Thursday, October 29, 2020
Thursday, October 22, 2020
W.A.Y.S
Promises
Eternal Sunshine
I cannot listen to those songs anymore without tearing ever since my cousin left us.
I wish you could be here and see everything we're doing. I just know how proud you would have been and every time I think of you and start to miss you, I feel like I know what you would have told us to show your support. I like to think of those thoughts of you actually telling me that yourself. I can't believe it's been half a year already. The time has been going by so fast but not a day goes by that I don't think of you. Every time I check my instagram page I see your face and start to feel emotional. I know you're up there watching over us and still cheering us on, I just know it. The pain of knowing you are no longer physically with us still lingers. I cry a couple nights a week when I start missing you. The reality has not hit yet and I know the pain of your absence will always linger. I get so many flashbacks of all the birthdays, the Christmas and Thanksgiving parties, Sunday mornings, gym sessions, sister dates, and our childhood and the shit we used to do in my house.

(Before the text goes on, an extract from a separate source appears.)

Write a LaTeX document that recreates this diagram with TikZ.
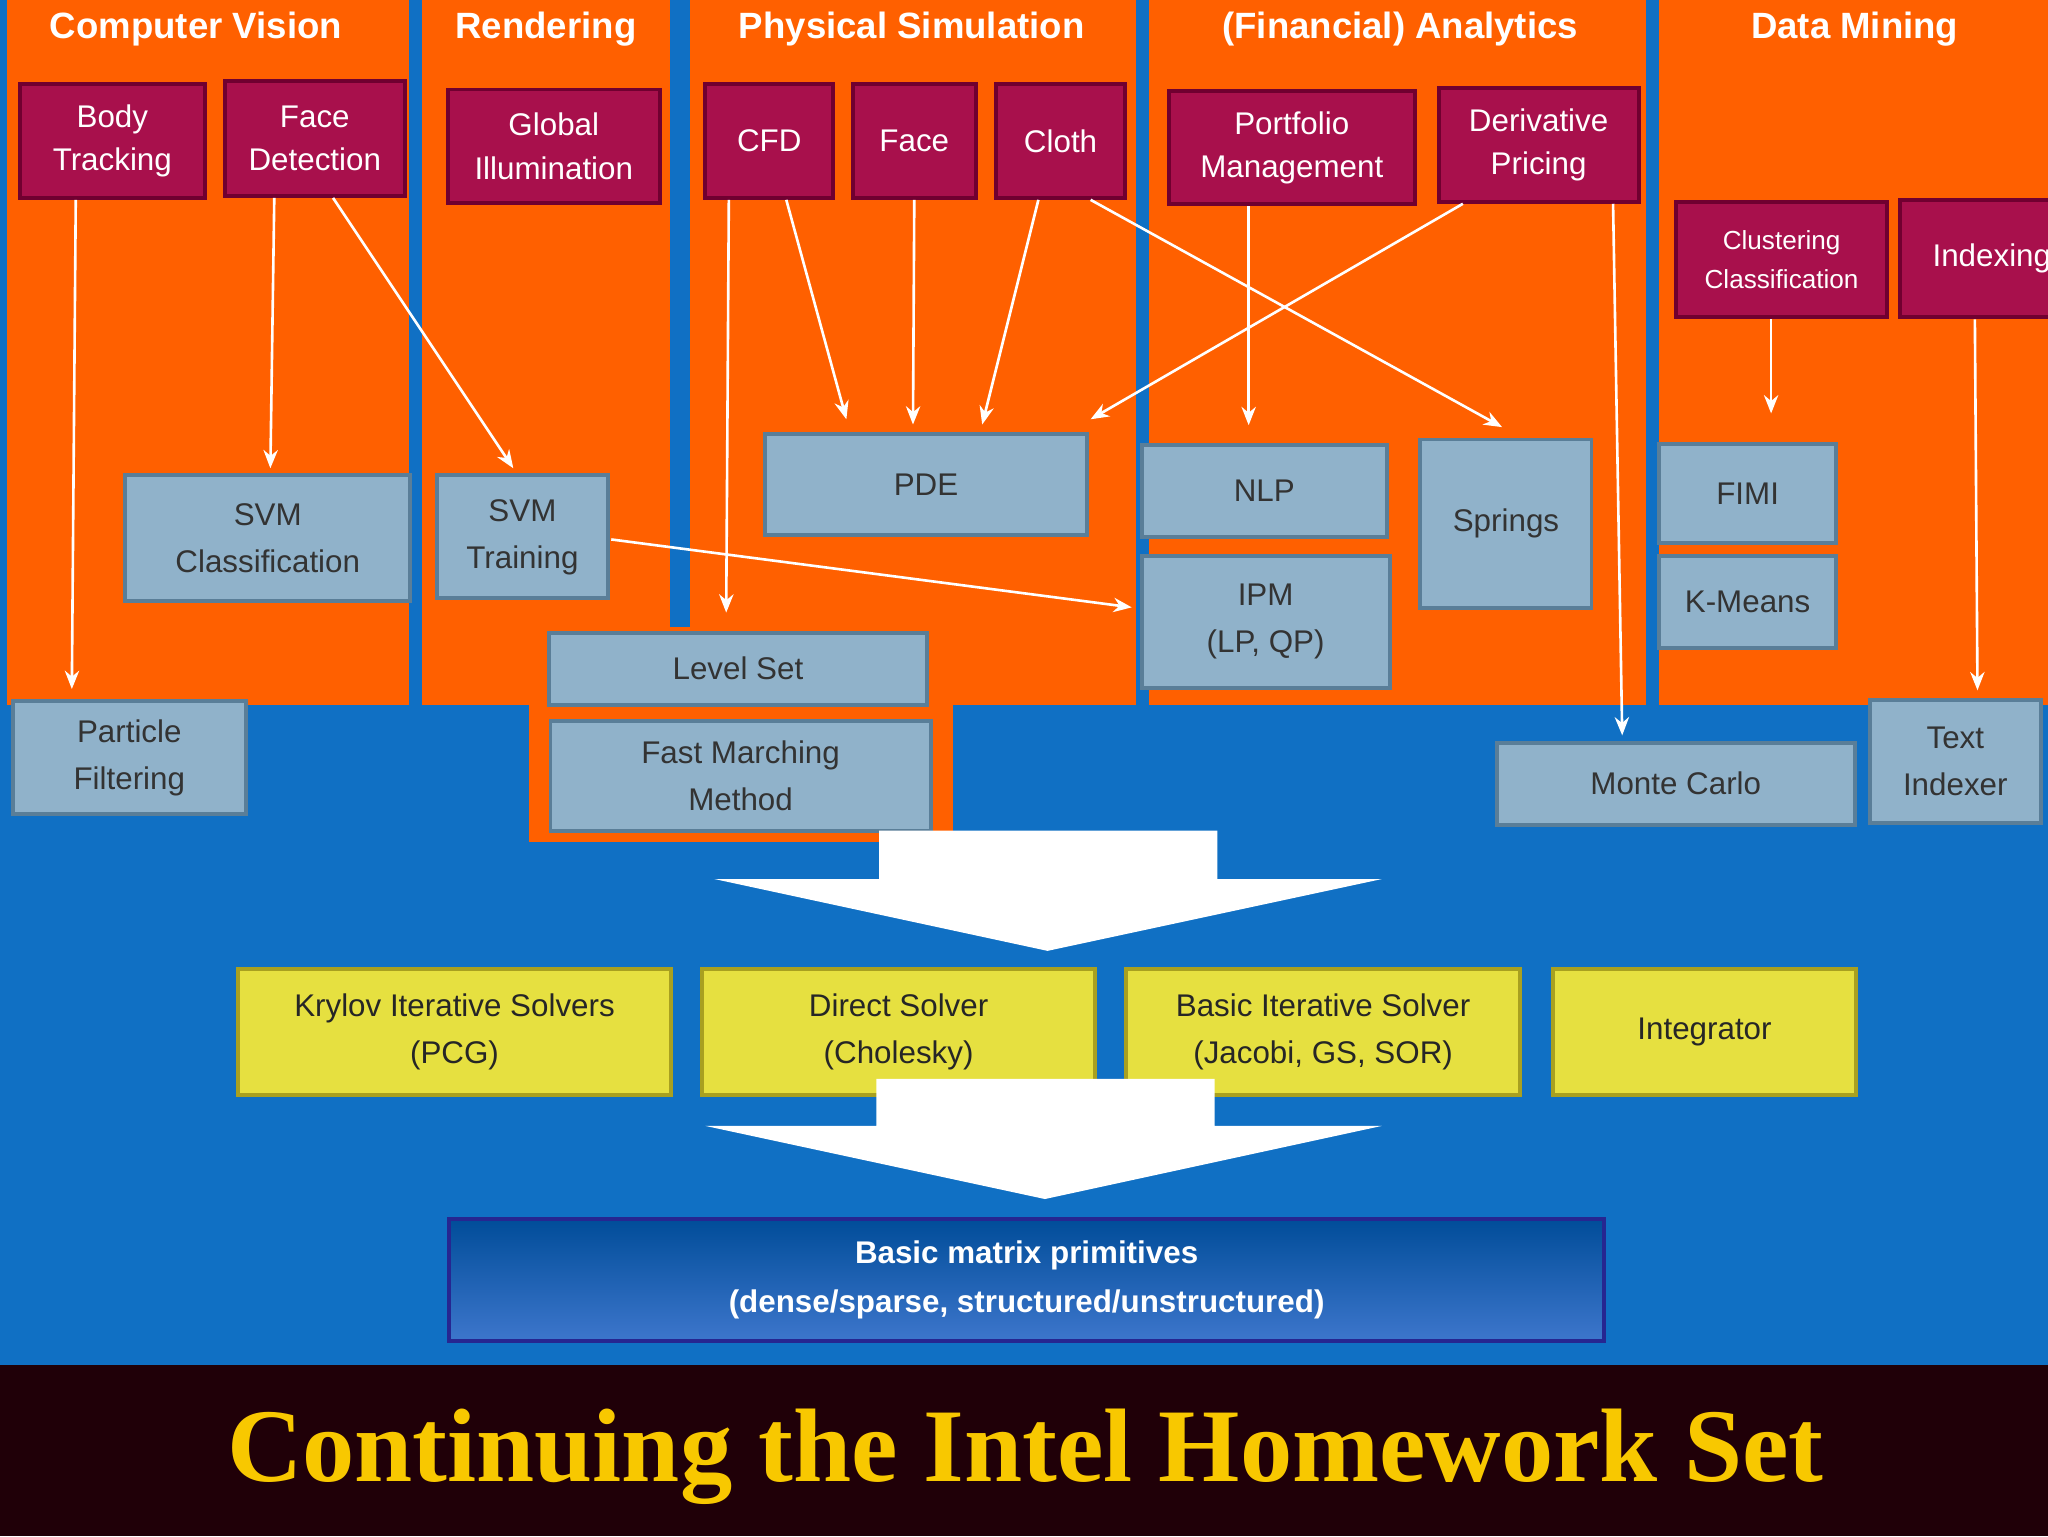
\documentclass[tikz,border=0pt]{standalone}
\usepackage{fontspec}
\setmainfont{Liberation Sans}
\newfontfamily\titlefont{Liberation Serif}
\usetikzlibrary{calc,arrows.meta}
\definecolor{bgblue}{HTML}{1070C4}
\definecolor{orng}{HTML}{FF6000}
\definecolor{mag}{HTML}{A8104C}
\definecolor{magd}{HTML}{700030}
\definecolor{lgb}{HTML}{90B2CA}
\definecolor{lgbd}{HTML}{5A7E98}
\definecolor{ylw}{HTML}{E6E040}
\definecolor{ylwd}{HTML}{A8A020}
\definecolor{dark}{HTML}{200008}
\definecolor{ttl}{HTML}{F8C800}
\begin{document}
\begin{tikzpicture}[x=1pt,y=-1pt,
  magbox/.style={fill=mag,draw=magd,line width=3pt,text=white,align=center,font=\fontsize{24}{33}\selectfont,inner sep=0pt},
  gbox/.style={fill=lgb,draw=lgbd,line width=3pt,text=black!80,align=center,font=\fontsize{24}{36}\selectfont,inner sep=0pt},
  ybox/.style={fill=ylw,draw=ylwd,line width=3pt,text=black!85,align=center,font=\fontsize{24}{36}\selectfont,inner sep=0pt},
  hdr/.style={text=white,font=\fontsize{28}{28}\selectfont\bfseries},
  arr/.style={white,line width=2pt,-{Stealth[length=14pt,width=11pt]}},
  bigarr/.style={fill=white,draw=none}]
\useasboundingbox (0,0) rectangle (1568,1176);
\fill[bgblue] (0,0) rectangle (1568,1045);
\fill[dark] (0,1045) rectangle (1568,1176);
% orange columns
\fill[orng] (5,0) rectangle (313,540);
\fill[orng] (323,0) rectangle (513,540);
\fill[orng] (528,0) rectangle (870,540);
\fill[orng] (405,480) rectangle (730,645);
\fill[orng] (880,0) rectangle (1260,540);
\fill[orng] (1270,0) rectangle (1568,540);
\fill[bgblue] (515,0) rectangle (528,470);
% headers
\node[hdr] (h1) at (150,22) {Computer Vision};
\node[hdr] (h2) at (418,22) {Rendering};
\node[hdr] (h3) at (698,22) {Physical Simulation};
\node[hdr] (h4) at (1072,22) {(Financial) Analytics};
\node[hdr] (h5) at (1420,22) {Data Mining};
% magenta boxes
\node[magbox,minimum width=142pt,minimum height=87pt] (bt) at (86,108) {Body\\Tracking};
\node[magbox,minimum width=138pt,minimum height=88pt] (fd) at (241,106) {Face\\Detection};
\node[magbox,minimum width=162pt,minimum height=87pt] (gi) at (424,112) {Global\\Illumination};
\node[magbox,minimum width=98pt,minimum height=87pt] (cfd) at (589,108) {CFD};
\node[magbox,minimum width=94pt,minimum height=87pt] (face) at (700,108) {Face};
\node[magbox,minimum width=99pt,minimum height=87pt] (cloth) at (812,108) {Cloth};
\node[magbox,minimum width=188pt,minimum height=87pt] (pm) at (989,113) {Portfolio\\Management};
\node[magbox,minimum width=153pt,minimum height=87pt] (dp) at (1178,111) {Derivative\\Pricing};
\node[magbox,minimum width=161pt,minimum height=88pt,font=\fontsize{20}{30}\selectfont] (cc) at (1364,199) {Clustering\\Classification};
\node[magbox,minimum width=115pt,minimum height=90pt,anchor=west] (idx) at (1453,198) {\hspace*{6pt}Indexing\hspace*{-20pt}};
% gray boxes
\node[gbox,minimum width=218pt,minimum height=96pt] (svmc) at (205,412) {SVM\\Classification};
\node[gbox,minimum width=131pt,minimum height=94pt] (svmt) at (400,411) {SVM\\Training};
\node[gbox,minimum width=246pt,minimum height=77pt] (pde) at (709,371) {PDE};
\node[gbox,minimum width=188pt,minimum height=70pt] (nlp) at (968,376) {NLP};
\node[gbox,minimum width=131pt,minimum height=129pt] (spr) at (1153,401) {Springs};
\node[gbox,minimum width=190pt,minimum height=101pt] (ipm) at (969,476) {IPM\\(LP, QP)};
\node[gbox,minimum width=135pt,minimum height=76pt] (fimi) at (1338,378) {FIMI};
\node[gbox,minimum width=135pt,minimum height=70pt] (km) at (1338,461) {K-Means};
\node[gbox,minimum width=290pt,minimum height=55pt] (ls) at (565,512) {Level Set};
\node[gbox,minimum width=291pt,minimum height=84pt] (fmm) at (567,594) {Fast Marching\\Method};
\node[gbox,minimum width=178pt,minimum height=86pt] (pf) at (99,580) {Particle\\Filtering};
\node[gbox,minimum width=274pt,minimum height=63pt] (mc) at (1283,600) {Monte Carlo};
\node[gbox,minimum width=131pt,minimum height=94pt] (ti) at (1497,583) {Text\\Indexer};
% yellow boxes
\node[ybox,minimum width=331pt,minimum height=96pt] (kry) at (348,790) {Krylov Iterative Solvers\\(PCG)};
\node[ybox,minimum width=301pt,minimum height=96pt] (ds) at (688,790) {Direct Solver\\(Cholesky)};
\node[ybox,minimum width=302pt,minimum height=96pt] (bis) at (1013,790) {Basic Iterative Solver\\(Jacobi, GS, SOR)};
\node[ybox,minimum width=232pt,minimum height=96pt] (int) at (1305,790) {Integrator};
% bottom box
\node[minimum width=884pt,minimum height=94pt,inner sep=0pt,draw=black!40!blue!70!gray,line width=3pt,
  top color=blue!50!cyan!60!black,bottom color=blue!60!cyan!70!white!80!black,text=white,align=center,
  font=\fontsize{24}{37}\selectfont\bfseries] (bm) at (786,980) {Basic matrix primitives\\(dense/sparse, structured/unstructured)};
% big white arrows
\fill[bigarr] (673,636) -- (932,636) -- (932,673) -- (1058,673) -- (802,728) -- (547,673) -- (673,673) -- cycle;
\fill[bigarr] (671,826) -- (930,826) -- (930,862) -- (1058,862) -- (800,918) -- (540,862) -- (671,862) -- cycle;
% connectors
\draw[arr] ($(bt.south)+(-28,0)$) -- ($(pf.north)+(-44,-8)$);
\draw[arr] ($(fd.south)+(-31,0)$) -- ($(svmc.north)+(2,-4)$);
\draw[arr] ($(fd.south)+(14,0)$) -- ($(svmt.north)+(-7,-4)$);
\draw[arr] ($(cfd.south)+(-31,0)$) -- ($(ls.north)+(-9,-14)$);
\draw[arr] ($(cfd.south)+(13,0)$) -- ($(pde.north)+(-61,-10)$);
\draw[arr] (face.south) -- ($(pde.north)+(-10,-6)$);
\draw[arr] ($(cloth.south)+(-17,0)$) -- ($(pde.north)+(43,-6)$);
\draw[arr] ($(cloth.south)+(23,0)$) -- ($(spr.north)+(-3,-8)$);
\draw[arr] ($(dp.south)+(-58,0)$) -- ($(pde.north)+(126,-10)$);
\draw[arr] ($(pm.south)+(-33,0)$) -- ($(nlp.north)+(-12,-14)$);
\draw[arr] ($(dp.south)+(57,0)$) -- ($(mc.north)+(-41,-4)$);
\draw[arr] ($(svmt.east)+(1,2)$) -- ($(ipm.west)+(-6,-11)$);
\draw[arr] ($(cc.south)+(-8,0)$) -- ($(fimi.north)+(18,-22)$);
\draw[arr] ($(idx.south)+(0,0)$) -- ($(ti.north)+(17,-6)$);
% title
\node[text=ttl,font=\titlefont\fontsize{80}{80}\selectfont\bfseries] (title) at (785,1115) {Continuing the Intel Homework Set};
\end{tikzpicture}
\end{document}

I was showing one of my friends my old Maplestory videos and came across the Fabulous one you and I made together. I can't stop thinking of you and your laugh. Your presence lit up the room and your vibes were contagious. Everything about you is so memorable and impactful in all our lives. I still feel your presence and know you're still with us but I wish I could give you another hug.
I don't think I will ever stop questioning why God brought you home so soon. I don't think I will ever understand and be okay with how you left us on this earth. But I am so fucking thankful to have had the opportunity to be your cousin in this lifetime and I can't wait for us to reunite in the after life.